А я во время войны вступила в комсомол, потом в партию – все как полагается. Доклад Хрущева читали на съезде, потом его читали партактиву, а потом – всем членам партии. Нас предупредили, что записывать нельзя, рассказывать никому нельзя. Я тогда еще в аспирантуре была. И был у нас в аспирантуре такой парень, Коля Демидов, провинциал и по багажу знаний, и по культурному уровню, ему было трудно учиться. Он меня просил иногда ему помочь, и я помогала чем могла. Мы с ним вместе вышли с чтения доклада Хрущева и зашли в «стекляшку» -пельменную, и он вдруг спросил: «А ты знаешь, как я в аспирантуре оказался?» Выяснилось, что он окончил юридический и по распределению работал прокурором где-то в Подмосковье. Каждый день он нескольким людям давал срока не менее десяти лет: кто-то колоски собирал на поле, вдова какие-то нитки с завода вынесла, чтобы продать и детей чем-то накормить. По десять лет! «Я, – говорит, – три года выдержал, как полагалось по распределению отработать бесплатное образование, и подал заявление на уход». Но ему сказали, что уйти нельзя: ты член партии, иначе положишь партбилет. «И я понял, – рассказывал Коля, – что я могу оттуда уйти только одним способом: в аспирантуру». И он стал готовиться и несколько лет проваливался, потому что у него не хватало ни знаний, ни культуры, чтобы поступить в Москве в аспирантуру, пить начал.

Он мне первой рассказал, до этого люди опасались друг друга. А тут как прорвало – поняли, что раз осуждают за террор, значит, не будут всех подряд сажать. Это был еще довольно суровый период, все по-прежнему очень строго по-советски, сплошная цензура: ни из газет, ни из книг, ни из театра – нигде ничего не узнаешь. А люди уже рассказывали друг другу то, о чем раньше никогда не говорили. Сейчас даже трудно представить, что в сталинское время большими компаниями не собирались, разговаривали с родственниками, и то далеко не со всеми, у кого-то была еще пара-тройка друзей, которые всю жизнь знакомы. Но дальше уже нет, никакого доверия. А тут стали каждый вечер где-то собираться и рассказывать друг другу: у кого родителей посадили, кто на фронте пострадал. У каждого был свой пусть маленький, но трагический опыт, а раньше казалось: «Может, это только со мною?» Теперь это множилось на опыт жизни других людей и на их размышления.
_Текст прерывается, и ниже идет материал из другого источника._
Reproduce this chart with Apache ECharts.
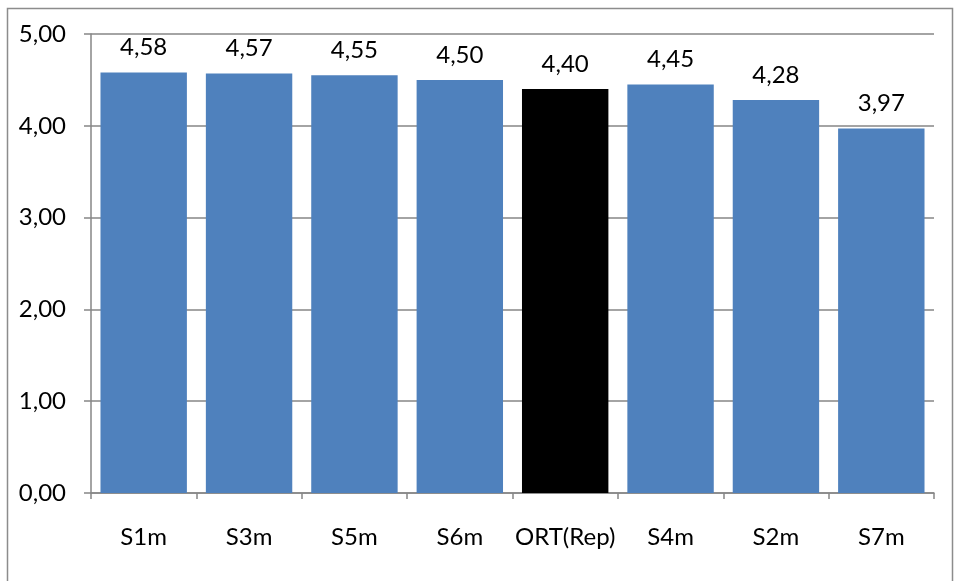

До 1956 года у меня и о себе представление было такое: «Почему все думают, говорят и живут нормально, а мне не нравится? Не может же быть, чтобы я была умнее всех? Значит, они правы, а я не права». Нас еще так воспитывали, что я считала, что коллектив всегда прав. Комплексы были жуткие. А когда стали в компании сбиваться, оказалось, ничего подобного, я не чудачка, я нормальный человек, таких немало. А вот те, кто мне это все в голову вбивает, они-то и есть нравственные уроды.

Так постепенно в этих компаниях и зародилось диссидентство. Сегодня идешь в одну компанию, а там: «Ой, слушай, а вот у нас завтра собираются, пойди туда, там такие интересные люди…» Эти компании все переплетались, появлялось очень много знакомых. Так я познакомилась с Юлием Даниэлем, и мы подружились. И я, конечно, знала, что он и его друг Андрей Синявский с 1956 года передавали свои произведения на Запад под псевдонимами. Юлик был Николай Аржак, а Андрей – Абрам Терц. Когда их арестовали, то, естественно, их друзья очень бурно переживали. Каждый раз, когда кого-то из друзей вызывали на допрос, мы собирались и ждали, когда они придут и расскажут, что там было. Иногда просачивались сведения о том, колются или держатся, как здоровье, что говорят, в каких условиях. Мы ведь ничего этого себе не представляли. А кроме того, каждый из нас понимал, что и его самого могут вызвать. Важно было знать, какие были вопросы, как ответить, чтобы и людей не подвести, и себя в тяжелые условия не поставить.